Copy the listing below line for line, starting at its first line and ending with the line that has "import plotly.graph_objects as go" in it. Add nothing.

▸ **Dataset content**:
━━━━━━━━

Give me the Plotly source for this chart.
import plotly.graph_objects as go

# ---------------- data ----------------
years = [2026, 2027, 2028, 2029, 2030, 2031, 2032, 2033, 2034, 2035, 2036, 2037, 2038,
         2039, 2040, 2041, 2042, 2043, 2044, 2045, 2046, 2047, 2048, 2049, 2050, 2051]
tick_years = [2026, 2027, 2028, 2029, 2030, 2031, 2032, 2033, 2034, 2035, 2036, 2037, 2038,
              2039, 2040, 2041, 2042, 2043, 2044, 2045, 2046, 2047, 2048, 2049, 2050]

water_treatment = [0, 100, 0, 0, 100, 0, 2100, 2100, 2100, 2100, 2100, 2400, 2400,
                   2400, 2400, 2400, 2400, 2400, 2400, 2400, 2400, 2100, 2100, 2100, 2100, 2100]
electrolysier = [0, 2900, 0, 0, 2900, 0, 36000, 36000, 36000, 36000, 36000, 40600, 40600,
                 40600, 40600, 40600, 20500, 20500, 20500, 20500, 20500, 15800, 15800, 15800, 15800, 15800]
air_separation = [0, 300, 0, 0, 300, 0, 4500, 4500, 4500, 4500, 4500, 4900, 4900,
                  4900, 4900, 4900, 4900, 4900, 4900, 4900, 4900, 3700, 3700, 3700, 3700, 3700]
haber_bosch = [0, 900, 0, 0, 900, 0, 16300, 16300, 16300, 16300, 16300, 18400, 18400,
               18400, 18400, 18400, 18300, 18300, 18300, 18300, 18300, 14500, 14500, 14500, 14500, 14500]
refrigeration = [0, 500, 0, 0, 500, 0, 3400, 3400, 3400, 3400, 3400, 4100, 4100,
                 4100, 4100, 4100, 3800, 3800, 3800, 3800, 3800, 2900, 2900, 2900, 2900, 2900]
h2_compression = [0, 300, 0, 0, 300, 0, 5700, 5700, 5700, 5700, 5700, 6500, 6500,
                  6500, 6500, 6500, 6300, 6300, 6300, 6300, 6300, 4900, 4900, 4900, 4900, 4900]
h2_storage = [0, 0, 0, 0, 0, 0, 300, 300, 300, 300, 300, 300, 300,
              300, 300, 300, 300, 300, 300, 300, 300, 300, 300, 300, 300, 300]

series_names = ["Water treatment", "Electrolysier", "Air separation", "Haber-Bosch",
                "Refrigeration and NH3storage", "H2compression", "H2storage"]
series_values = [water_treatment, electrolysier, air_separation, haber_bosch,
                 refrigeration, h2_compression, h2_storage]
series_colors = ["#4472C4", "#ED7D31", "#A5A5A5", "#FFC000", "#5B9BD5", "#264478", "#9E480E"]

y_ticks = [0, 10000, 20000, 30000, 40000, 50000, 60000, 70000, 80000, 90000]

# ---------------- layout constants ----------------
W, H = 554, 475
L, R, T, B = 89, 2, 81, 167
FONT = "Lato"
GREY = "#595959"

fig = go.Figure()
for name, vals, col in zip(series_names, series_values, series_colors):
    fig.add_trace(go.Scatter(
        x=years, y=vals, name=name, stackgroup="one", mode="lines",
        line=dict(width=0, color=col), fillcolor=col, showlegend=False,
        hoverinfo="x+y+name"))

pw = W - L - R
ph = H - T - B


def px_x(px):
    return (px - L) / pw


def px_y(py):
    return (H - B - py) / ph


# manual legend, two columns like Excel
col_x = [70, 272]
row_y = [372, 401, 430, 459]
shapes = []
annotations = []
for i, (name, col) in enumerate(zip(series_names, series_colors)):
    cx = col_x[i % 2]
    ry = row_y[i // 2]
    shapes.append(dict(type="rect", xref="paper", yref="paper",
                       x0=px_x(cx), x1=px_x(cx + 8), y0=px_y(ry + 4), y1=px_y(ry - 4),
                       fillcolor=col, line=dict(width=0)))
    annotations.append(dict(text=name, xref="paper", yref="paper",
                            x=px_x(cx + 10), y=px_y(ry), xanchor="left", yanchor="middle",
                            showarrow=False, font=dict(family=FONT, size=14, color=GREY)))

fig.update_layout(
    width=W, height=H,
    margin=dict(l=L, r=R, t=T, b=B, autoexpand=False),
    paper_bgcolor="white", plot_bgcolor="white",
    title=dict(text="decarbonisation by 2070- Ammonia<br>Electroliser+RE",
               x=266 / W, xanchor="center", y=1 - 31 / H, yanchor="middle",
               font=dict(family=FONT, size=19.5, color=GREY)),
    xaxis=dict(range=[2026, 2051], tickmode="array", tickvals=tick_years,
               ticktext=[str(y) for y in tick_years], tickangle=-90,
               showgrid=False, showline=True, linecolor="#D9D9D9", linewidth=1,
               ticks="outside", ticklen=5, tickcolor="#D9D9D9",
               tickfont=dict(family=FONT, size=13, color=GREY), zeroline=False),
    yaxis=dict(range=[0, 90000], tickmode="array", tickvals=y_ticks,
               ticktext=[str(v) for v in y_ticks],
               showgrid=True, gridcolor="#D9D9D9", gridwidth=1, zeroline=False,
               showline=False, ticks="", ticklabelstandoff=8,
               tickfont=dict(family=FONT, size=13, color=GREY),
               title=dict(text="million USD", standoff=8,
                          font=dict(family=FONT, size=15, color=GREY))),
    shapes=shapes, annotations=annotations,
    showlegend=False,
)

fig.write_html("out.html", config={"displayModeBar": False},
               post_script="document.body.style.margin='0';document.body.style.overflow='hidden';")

━━━━━━━━

▸ **Problem solution**:
Give me the Plotly source for this chart.
import plotly.graph_objects as go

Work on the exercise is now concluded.